start RECORD EXCERPTS

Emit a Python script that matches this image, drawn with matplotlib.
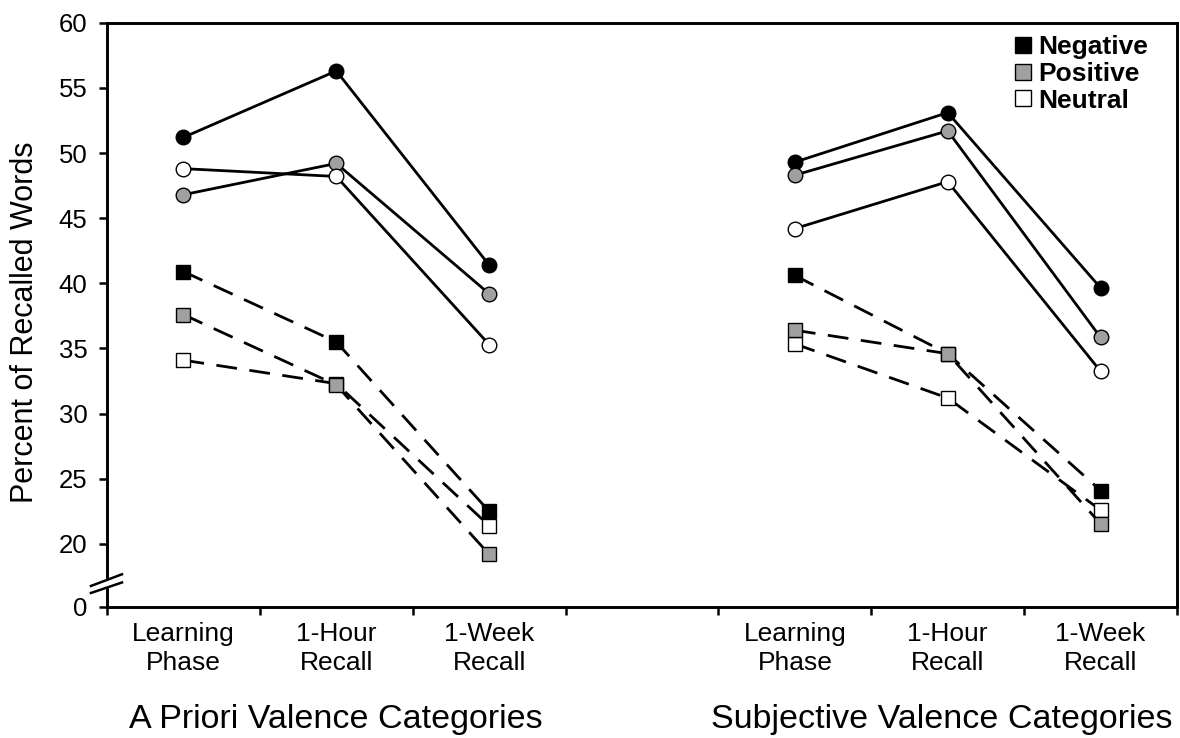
import numpy as np
import matplotlib
matplotlib.use("Agg")
import matplotlib.pyplot as plt
import matplotlib.transforms as mtransforms
from matplotlib.lines import Line2D
from matplotlib.patches import Polygon

plt.rcParams['font.family'] = ['Liberation Sans', 'DejaVu Sans']
plt.rcParams['lines.scale_dashes'] = False

# ---------------- data ----------------
phases = ["Learning\nPhase", "1-Hour\nRecall", "1-Week\nRecall"]
groups = ["A Priori Valence Categories", "Subjective Valence Categories"]
valences = ["Negative", "Positive", "Neutral"]

# solid lines (circles)
apriori_circle_neg = [51.2, 56.3, 41.4]
apriori_circle_pos = [46.8, 49.2, 39.2]
apriori_circle_neu = [48.8, 48.2, 35.3]
subjective_circle_neg = [49.3, 53.1, 39.65]
subjective_circle_pos = [48.3, 51.7, 35.85]
subjective_circle_neu = [44.2, 47.8, 33.25]

# dashed lines (squares)
apriori_square_neg = [40.9, 35.5, 22.5]
apriori_square_pos = [37.6, 32.2, 19.2]
apriori_square_neu = [34.1, 32.3, 21.4]
subjective_square_neg = [40.6, 34.6, 24.1]
subjective_square_pos = [36.4, 34.6, 21.55]
subjective_square_neu = [35.35, 31.2, 22.6]

y_ticks = [0, 20, 25, 30, 35, 40, 45, 50, 55, 60]
y_tick_labels = ["0", "20", "25", "30", "35", "40", "45", "50", "55", "60"]

# ---------------- styles ----------------
fill = {"Negative": "black", "Positive": "#a0a0a0", "Neutral": "white"}
circle_z = {"Negative": 3, "Positive": 4, "Neutral": 5}
square_z = {"Negative": 3, "Neutral": 4, "Positive": 5}

# broken axis: 0..BREAK compressed into a short span at the bottom
BREAK = 17.2
FLOOR = 15.16   # where 0 is drawn on the linear scale


def fwd(y):
    y = np.asarray(y, dtype=float)
    return np.where(y >= BREAK, y, FLOOR + y * (BREAK - FLOOR) / BREAK)


def inv(y):
    y = np.asarray(y, dtype=float)
    return np.where(y >= BREAK, y, (y - FLOOR) * BREAK / (BREAK - FLOOR))


W, H = 1180, 738
fig = plt.figure(figsize=(W / 100, H / 100), dpi=100)
ax = fig.add_axes([107 / W, 131 / H, 1070 / W, 584.3 / H])
ax.set_yscale('function', functions=(fwd, inv))

circle_data = [
    {"Negative": apriori_circle_neg, "Positive": apriori_circle_pos, "Neutral": apriori_circle_neu},
    {"Negative": subjective_circle_neg, "Positive": subjective_circle_pos, "Neutral": subjective_circle_neu},
]
square_data = [
    {"Negative": apriori_square_neg, "Positive": apriori_square_pos, "Neutral": apriori_square_neu},
    {"Negative": subjective_square_neg, "Positive": subjective_square_pos, "Neutral": subjective_square_neu},
]

slot_per_group = len(phases) + 1
for g in range(len(groups)):
    xs = np.arange(len(phases)) + g * slot_per_group + 0.5
    for v in valences:
        ax.plot(xs, circle_data[g][v], color='black', lw=2.0, marker='o', ms=10.5,
                mfc=fill[v], mec='black', mew=1.0, zorder=circle_z[v], clip_on=False)
        ln, = ax.plot(xs, square_data[g][v], color='black', lw=2.0, marker='s', ms=10.5,
                      mfc=fill[v], mec='black', mew=1.0, zorder=square_z[v], clip_on=False)
        ln.set_dashes((15, 9))

# axes limits
n_slots = len(groups) * slot_per_group - 1
ax.set_xlim(0, n_slots)
ax.set_ylim(0, 60)

# y ticks
ax.set_yticks(y_ticks)
ax.set_yticklabels(y_tick_labels)
ax.yaxis.set_minor_locator(matplotlib.ticker.NullLocator())
ax.tick_params(axis='y', direction='out', length=6, width=1.8, labelsize=18.5, pad=8)

# x ticks: labels at centers, tick marks at slot boundaries
centers = []
labels = []
for g in range(len(groups)):
    for i, p in enumerate(phases):
        centers.append(g * slot_per_group + i + 0.5)
        labels.append(p)
ax.set_xticks(centers)
ax.set_xticklabels(labels, fontsize=19, linespacing=1.25)
ax.set_xticks(np.arange(0, n_slots + 1), minor=True)
ax.tick_params(axis='x', which='major', length=0, pad=11)
ax.tick_params(axis='x', which='minor', direction='out', length=6, width=1.8)

for s in ax.spines.values():
    s.set_linewidth(2.1)

# group labels
group_shift_px = [0, -6]
for g, name in enumerate(groups):
    tr = mtransforms.offset_copy(ax.get_xaxis_transform(), fig=fig,
                                 x=group_shift_px[g], y=0, units='dots')
    ax.text(g * slot_per_group + 1.5, -0.193, name, transform=tr,
            ha='center', va='center', fontsize=24.5)

# y label
fig.text(25 / W, 1 - 322 / H, "Percent of Recalled Words", rotation=90,
         ha='center', va='center', fontsize=22)

# axis break marks
x0, x1 = -0.015, 0.014
y_a0, y_a1 = 0.024, 0.042
y_b0, y_b1 = 0.036, 0.056
ax.add_patch(Polygon([[x0 + 0.004, y_a0 + 0.002], [x1 - 0.004, y_a1 - 0.002],
                      [x1 - 0.004, y_b1 - 0.004], [x0 + 0.004, y_b0 + 0.002]],
                     closed=True, transform=ax.transAxes, facecolor='white',
                     edgecolor='none', clip_on=False, zorder=6))
ax.plot([x0, x1], [y_a0, y_a1], transform=ax.transAxes, color='black', lw=1.8,
        clip_on=False, zorder=7)
ax.plot([x0, x1], [y_b0, y_b1], transform=ax.transAxes, color='black', lw=1.8,
        clip_on=False, zorder=7)

# legend
handles = [Line2D([], [], ls='none', marker='s', ms=11, mfc=fill[v], mec='black', mew=1.0)
           for v in valences]
leg = ax.legend(handles, valences, loc='upper right', bbox_to_anchor=(0.99, 1.01),
                frameon=False, handlelength=0.7, handletextpad=0.2, labelspacing=0.1,
                prop={'weight': 'bold', 'size': 19}, borderaxespad=0.3)

fig.savefig("out.png", dpi=100, facecolor='white')
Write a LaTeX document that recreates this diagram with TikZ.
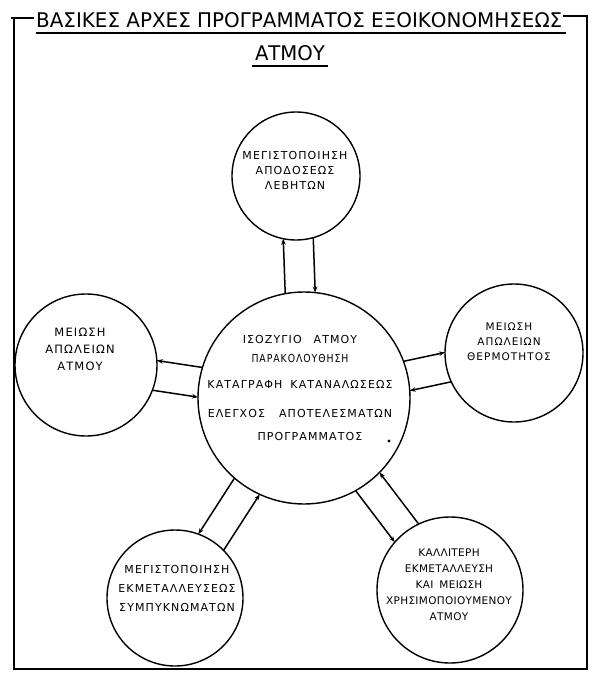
\documentclass[tikz,border=0pt]{standalone}
\usepackage{fontspec}
\usepackage{graphicx}
\usetikzlibrary{arrows.meta,calc}
\newfontfamily\hand[LetterSpace=10]{DejaVu Sans}
\newfontfamily\handb[LetterSpace=3]{DejaVu Sans}
\newfontfamily\titlef{DejaVu Sans}
\begin{document}
\begin{tikzpicture}[x=1pt,y=-1pt,
  bubble/.style={circle,draw,line width=1.4pt,inner sep=0pt,outer sep=0pt},
  txt/.style={align=center,inner sep=0pt},
  link/.style={line width=1.5pt,-{Stealth[length=6pt,width=4.5pt]}},
  frame/.style={line width=1.6pt},
  uline/.style={line width=1.6pt}
]
\useasboundingbox (0,0) rectangle (594,674);
\fill[white] (0,0) rectangle (594,674);
% frame
\draw[frame] (11,18) -- (34,18);
\draw[frame] (14,18) -- (14,669) -- (587,669) -- (587,15);
\draw[frame] (563,16) -- (587,16);
% title
\node[txt,anchor=base west] (title1) at (36,28) {\resizebox{526pt}{15pt}{\titlef ΒΑΣΙΚΕΣ ΑΡΧΕΣ ΠΡΟΓΡΑΜΜΑΤΟΣ ΕΞΟΙΚΟΝΟΜΗΣΕΩΣ}};
\node[txt,anchor=base] (title2) at (290,61) {\resizebox{70pt}{15pt}{\titlef ΑΤΜΟΥ}};
\coordinate (u1a) at (36,33);
\coordinate (u1b) at (566,33);
\coordinate (u2a) at (252,66);
\coordinate (u2b) at (328,66);
\draw[uline] (u1a) -- (u1b);
\draw[uline] (u2a) -- (u2b);
% circles
\node[bubble,minimum size=128pt] (T) at (296,176) {};
\node[bubble,minimum size=212pt] (C) at (304,398) {};
\node[bubble,minimum size=142pt] (L) at (86,365) {};
\node[bubble,minimum size=138pt] (R) at (514,353) {};
\node[bubble,minimum size=136pt] (BL) at (175,598) {};
\node[bubble,minimum size=146pt] (BR) at (450,590) {};
% texts
\node[txt,font=\hand\fontsize{11}{15}\selectfont] (Tt) at (295,170) {ΜΕΓΙΣΤΟΠΟΙΗΣΗ\\ΑΠΟΔΟΣΕΩΣ\\ΛΕΒΗΤΩΝ};
\node[txt,font=\hand\fontsize{11.5}{17}\selectfont] (Lt) at (80,349) {ΜΕΙΩΣΗ\\ΑΠΩΛΕΙΩΝ\\ΑΤΜΟΥ};
\node[txt,font=\hand\fontsize{10.5}{15}\selectfont] (Rt) at (509,342) {ΜΕΙΩΣΗ\\ΑΠΩΛΕΙΩΝ\\ΘΕΡΜΟΤΗΤΟΣ};
\node[txt,font=\hand\fontsize{11}{19}\selectfont] (Ct) at (300,388) {ΙΣΟΖΥΓΙΟ\hspace{12pt}ΑΤΜΟΥ\\\scalebox{0.85}[1]{ΠΑΡΑΚΟΛΟΥΘΗΣΗ}\\[7pt]ΚΑΤΑΓΡΑΦΗ\hspace{8pt}ΚΑΤΑΝΑΛΩΣΕΩΣ\\[10pt]ΕΛΕΓΧΟΣ\hspace{14pt}ΑΠΟΤΕΛΕΣΜΑΤΩΝ\\[4pt]\hspace*{20pt}ΠΡΟΓΡΑΜΜΑΤΟΣ};
\node[txt,font=\hand\fontsize{11}{19}\selectfont] (BLt) at (177,588) {ΜΕΓΙΣΤΟΠΟΙΗΣΗ\\ΕΚΜΕΤΑΛΛΕΥΣΕΩΣ\\ΣΥΜΠΥΚΝΩΜΑΤΩΝ};
\node[txt,font=\handb\fontsize{10.5}{16}\selectfont] (BRt) at (449,585) {ΚΑΛΛΙΤΕΡΗ\\ΕΚΜΕΤΑΛΛΕΥΣΗ\\ΚΑΙ\hspace{6pt}ΜΕΙΩΣΗ\\ΧΡΗΣΙΜΟΠΟΙΟΥΜΕΝΟΥ\\ΑΤΜΟΥ};
\fill (389,441) circle (1.6pt);
% connectors: pairs offset 15pt either side of the centre line
% left
\draw[link,shorten <=104.9pt,shorten >=69.4pt] ($(C)!15pt!-90:(L)$) -- ($(L)!15pt!90:(C)$);
\draw[link,shorten <=69.4pt,shorten >=104.9pt] ($(L)!15pt!-90:(C)$) -- ($(C)!15pt!90:(L)$);
% right
\draw[link,shorten <=104.9pt,shorten >=67.3pt] ($(C)!15pt!90:(R)$) -- ($(R)!15pt!-90:(C)$);
\draw[link,shorten <=67.3pt,shorten >=104.9pt] ($(R)!15pt!90:(C)$) -- ($(C)!15pt!-90:(R)$);
% top
\draw[link,shorten <=104.9pt,shorten >=62.2pt] ($(C)!15pt!90:(T)$) -- ($(T)!15pt!-90:(C)$);
\draw[link,shorten <=62.2pt,shorten >=104.9pt] ($(T)!15pt!90:(C)$) -- ($(C)!15pt!-90:(T)$);
% bottom left
\draw[link,shorten <=104.9pt,shorten >=66.3pt] ($(C)!15pt!-90:(BL)$) -- ($(BL)!15pt!90:(C)$);
\draw[link,shorten <=66.3pt,shorten >=104.9pt] ($(BL)!15pt!-90:(C)$) -- ($(C)!15pt!90:(BL)$);
% bottom right
\draw[link,shorten <=104.9pt,shorten >=71.5pt] ($(C)!15pt!-90:(BR)$) -- ($(BR)!15pt!90:(C)$);
\draw[link,shorten <=71.5pt,shorten >=104.9pt] ($(BR)!15pt!-90:(C)$) -- ($(C)!15pt!90:(BR)$);
\end{tikzpicture}
\end{document}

end RECORD EXCERPTS

● **GIVEN PROBLEM**
Transcribe, from the records above, the first line and every line after it up to and including the line with "from matplotlib.patches import Polygon"; omit pictures.

● **FULL ANSWER**
Emit a Python script that matches this image, drawn with matplotlib.
import numpy as np
import matplotlib
matplotlib.use("Agg")
import matplotlib.pyplot as plt
import matplotlib.transforms as mtransforms
from matplotlib.lines import Line2D
from matplotlib.patches import Polygon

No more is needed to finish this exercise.